● Aim of the task:
From the data that follows, copy every line holding the string "script".

● Given records:
--------------------------------------------------

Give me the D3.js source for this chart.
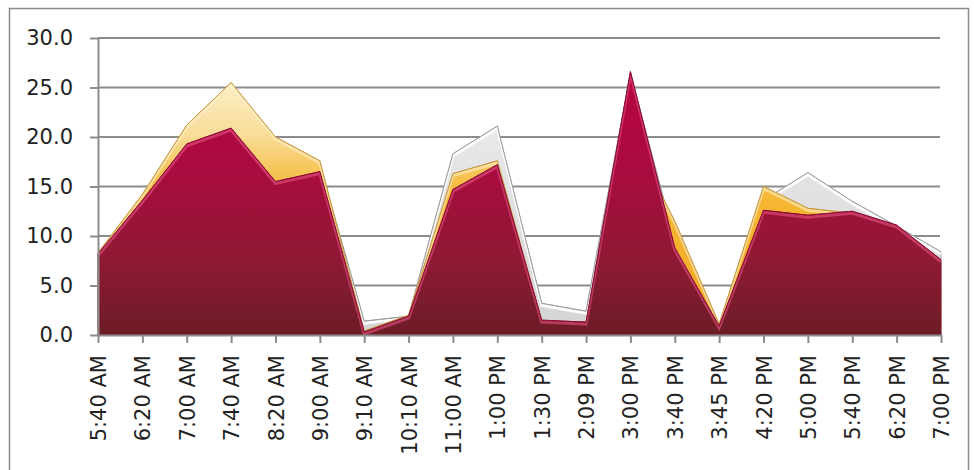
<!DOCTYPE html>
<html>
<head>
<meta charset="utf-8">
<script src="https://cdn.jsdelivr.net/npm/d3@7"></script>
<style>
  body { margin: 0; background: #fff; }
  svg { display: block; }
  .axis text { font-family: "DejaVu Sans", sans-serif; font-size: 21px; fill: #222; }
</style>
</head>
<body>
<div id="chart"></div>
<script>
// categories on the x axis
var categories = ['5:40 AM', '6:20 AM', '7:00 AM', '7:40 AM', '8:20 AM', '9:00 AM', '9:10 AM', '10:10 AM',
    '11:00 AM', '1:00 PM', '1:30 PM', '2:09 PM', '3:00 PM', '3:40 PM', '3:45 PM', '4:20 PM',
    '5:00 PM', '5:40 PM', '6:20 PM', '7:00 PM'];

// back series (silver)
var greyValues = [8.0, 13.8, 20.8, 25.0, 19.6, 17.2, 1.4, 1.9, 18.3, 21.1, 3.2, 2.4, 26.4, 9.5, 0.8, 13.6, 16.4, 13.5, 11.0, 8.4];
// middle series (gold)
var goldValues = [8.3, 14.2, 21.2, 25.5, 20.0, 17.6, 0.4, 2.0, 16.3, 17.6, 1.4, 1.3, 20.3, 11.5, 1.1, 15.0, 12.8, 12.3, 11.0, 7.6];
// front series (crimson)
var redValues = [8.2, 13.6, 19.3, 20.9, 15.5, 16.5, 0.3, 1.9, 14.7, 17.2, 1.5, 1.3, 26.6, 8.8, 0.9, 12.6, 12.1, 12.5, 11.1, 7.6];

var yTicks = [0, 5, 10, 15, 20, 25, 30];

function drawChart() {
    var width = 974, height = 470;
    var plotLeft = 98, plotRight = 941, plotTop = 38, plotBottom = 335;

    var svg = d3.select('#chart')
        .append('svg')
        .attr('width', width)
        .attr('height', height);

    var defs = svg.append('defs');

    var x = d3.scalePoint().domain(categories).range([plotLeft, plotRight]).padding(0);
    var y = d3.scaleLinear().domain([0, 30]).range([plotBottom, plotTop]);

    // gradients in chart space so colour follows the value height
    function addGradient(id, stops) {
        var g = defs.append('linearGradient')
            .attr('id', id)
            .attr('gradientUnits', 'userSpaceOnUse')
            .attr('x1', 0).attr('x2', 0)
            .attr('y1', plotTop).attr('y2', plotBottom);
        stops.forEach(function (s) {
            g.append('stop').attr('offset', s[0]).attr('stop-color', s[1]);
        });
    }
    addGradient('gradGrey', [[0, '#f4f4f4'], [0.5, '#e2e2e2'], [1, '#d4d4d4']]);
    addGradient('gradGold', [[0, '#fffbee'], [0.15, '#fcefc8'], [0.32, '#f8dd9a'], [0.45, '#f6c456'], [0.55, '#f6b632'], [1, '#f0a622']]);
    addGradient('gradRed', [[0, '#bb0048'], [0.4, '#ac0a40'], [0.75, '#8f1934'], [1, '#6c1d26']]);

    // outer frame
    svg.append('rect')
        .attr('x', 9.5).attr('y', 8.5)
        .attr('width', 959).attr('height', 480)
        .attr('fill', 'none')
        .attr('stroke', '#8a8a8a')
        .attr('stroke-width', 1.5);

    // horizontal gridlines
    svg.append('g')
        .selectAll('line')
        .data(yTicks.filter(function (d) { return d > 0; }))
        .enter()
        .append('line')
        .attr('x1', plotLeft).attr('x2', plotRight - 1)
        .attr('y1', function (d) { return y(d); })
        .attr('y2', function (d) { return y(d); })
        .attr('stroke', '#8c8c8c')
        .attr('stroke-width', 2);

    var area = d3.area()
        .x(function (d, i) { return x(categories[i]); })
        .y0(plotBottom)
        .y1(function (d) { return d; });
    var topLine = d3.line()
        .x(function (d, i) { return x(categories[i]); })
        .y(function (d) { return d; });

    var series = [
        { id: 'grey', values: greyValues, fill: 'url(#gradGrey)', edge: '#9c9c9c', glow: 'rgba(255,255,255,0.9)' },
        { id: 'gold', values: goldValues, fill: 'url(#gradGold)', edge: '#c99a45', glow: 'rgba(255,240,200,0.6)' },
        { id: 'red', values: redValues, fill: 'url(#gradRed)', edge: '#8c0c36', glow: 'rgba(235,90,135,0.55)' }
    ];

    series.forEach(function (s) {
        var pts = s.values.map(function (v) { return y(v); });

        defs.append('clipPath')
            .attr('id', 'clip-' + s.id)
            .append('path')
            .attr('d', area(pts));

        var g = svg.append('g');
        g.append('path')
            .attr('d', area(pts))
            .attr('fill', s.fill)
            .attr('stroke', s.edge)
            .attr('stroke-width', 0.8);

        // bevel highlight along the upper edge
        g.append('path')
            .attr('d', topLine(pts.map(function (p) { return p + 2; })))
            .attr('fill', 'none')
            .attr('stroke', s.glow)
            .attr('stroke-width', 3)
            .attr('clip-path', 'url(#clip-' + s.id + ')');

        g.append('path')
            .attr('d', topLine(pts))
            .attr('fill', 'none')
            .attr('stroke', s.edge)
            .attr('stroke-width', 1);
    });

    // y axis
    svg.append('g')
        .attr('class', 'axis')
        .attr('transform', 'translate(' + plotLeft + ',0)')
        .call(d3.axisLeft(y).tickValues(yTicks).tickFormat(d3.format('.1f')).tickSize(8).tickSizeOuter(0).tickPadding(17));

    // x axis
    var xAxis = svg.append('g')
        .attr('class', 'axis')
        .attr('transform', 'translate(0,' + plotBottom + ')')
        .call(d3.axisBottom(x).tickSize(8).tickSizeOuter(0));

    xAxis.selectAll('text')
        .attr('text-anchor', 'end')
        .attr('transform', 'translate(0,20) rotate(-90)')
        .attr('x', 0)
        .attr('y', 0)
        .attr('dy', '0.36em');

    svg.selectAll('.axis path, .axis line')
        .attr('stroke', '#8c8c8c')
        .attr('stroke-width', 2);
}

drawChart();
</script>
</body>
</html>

--------------------------------------------------

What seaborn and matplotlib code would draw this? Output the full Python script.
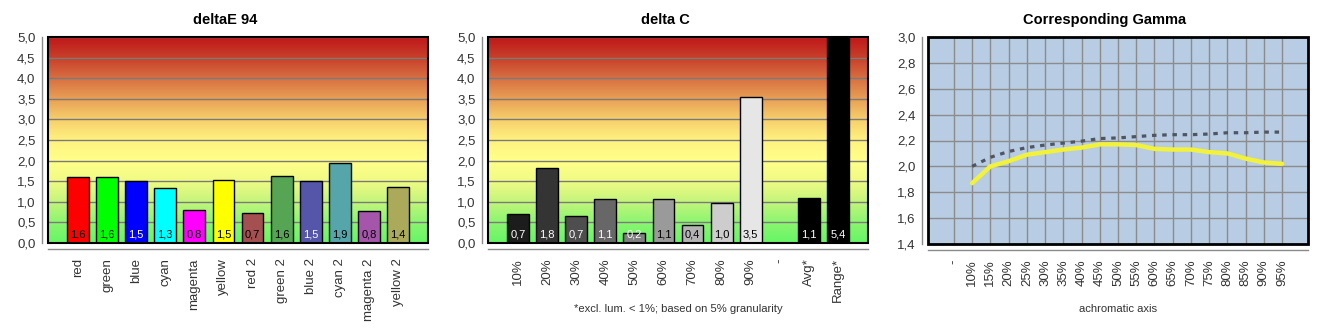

--------------------------------------------------

● Solution:
<script src="https://cdn.jsdelivr.net/npm/d3@7"></script>
<script>
</script>
What seaborn and matplotlib code would draw this? Output the full Python script.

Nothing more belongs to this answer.